Mis-selling a lesson to banks and investors: Bank’s “cynical” awareness of risks “extraordinarily disturbing”

In a recent class action by three councils, Lehman Brothers was found liable for the big losses they suffered when the global financial crisis hit. In assuming the role of trusted adviser, the bank owed a duty of care in providing advice that aligned with the investors’ risk profile.

The councils took action against the bank for recommending and selling them complex, high-risk financial products as investments. The courts found the councils had been misled into buying financial products that in no way matched their need for capital security and liquidity. The products were so complex the judge noted that even he was not sure he understood fully how they worked by the end of the trial. Had the councils been told of the risks they would not have invested.

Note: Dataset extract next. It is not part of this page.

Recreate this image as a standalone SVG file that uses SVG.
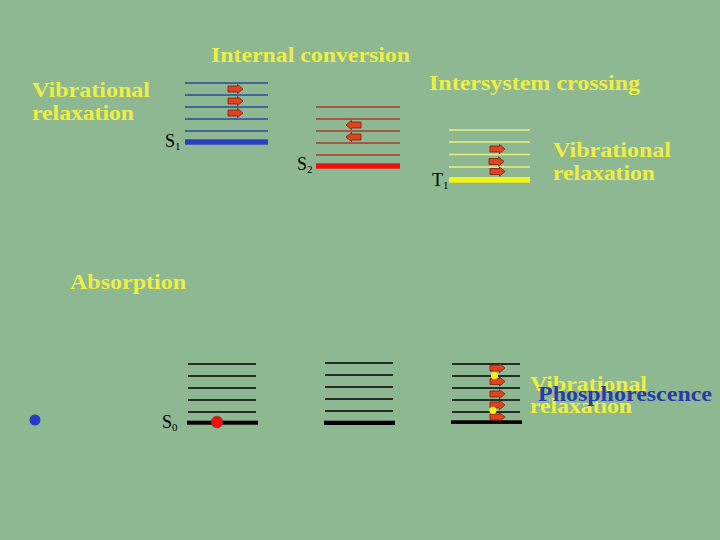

In finding the bank liable on all counts for breach of contract, negligence, misleading and deceptive conduct and breach of fiduciary duty, the court focused on its process of mis-selling. This occurred in a plethora of ways. The investments were described as having features such as a high level of capital security and liquidity when the opposite was true. Their offering memoranda – withheld from the councils – clearly highlighted that the investments were illiquid, buy-to-hold investments, and only suitable for investors who could withstand a total loss of capital. The misrepresentations were conveyed to the councils by presentations, pitch materials, term sheets, emails and oral communications. Awareness of the true risks in the bank’s internal emails was described by the judge as “extraordinarily disturbing” and “cynical”.

The case shows that advisers may be liable for misleading and deceptive conduct if they do not take care in explanations or information given about high-risk products they offer. Disclaimers may be ineffective if they are irrelevant or not given prominence.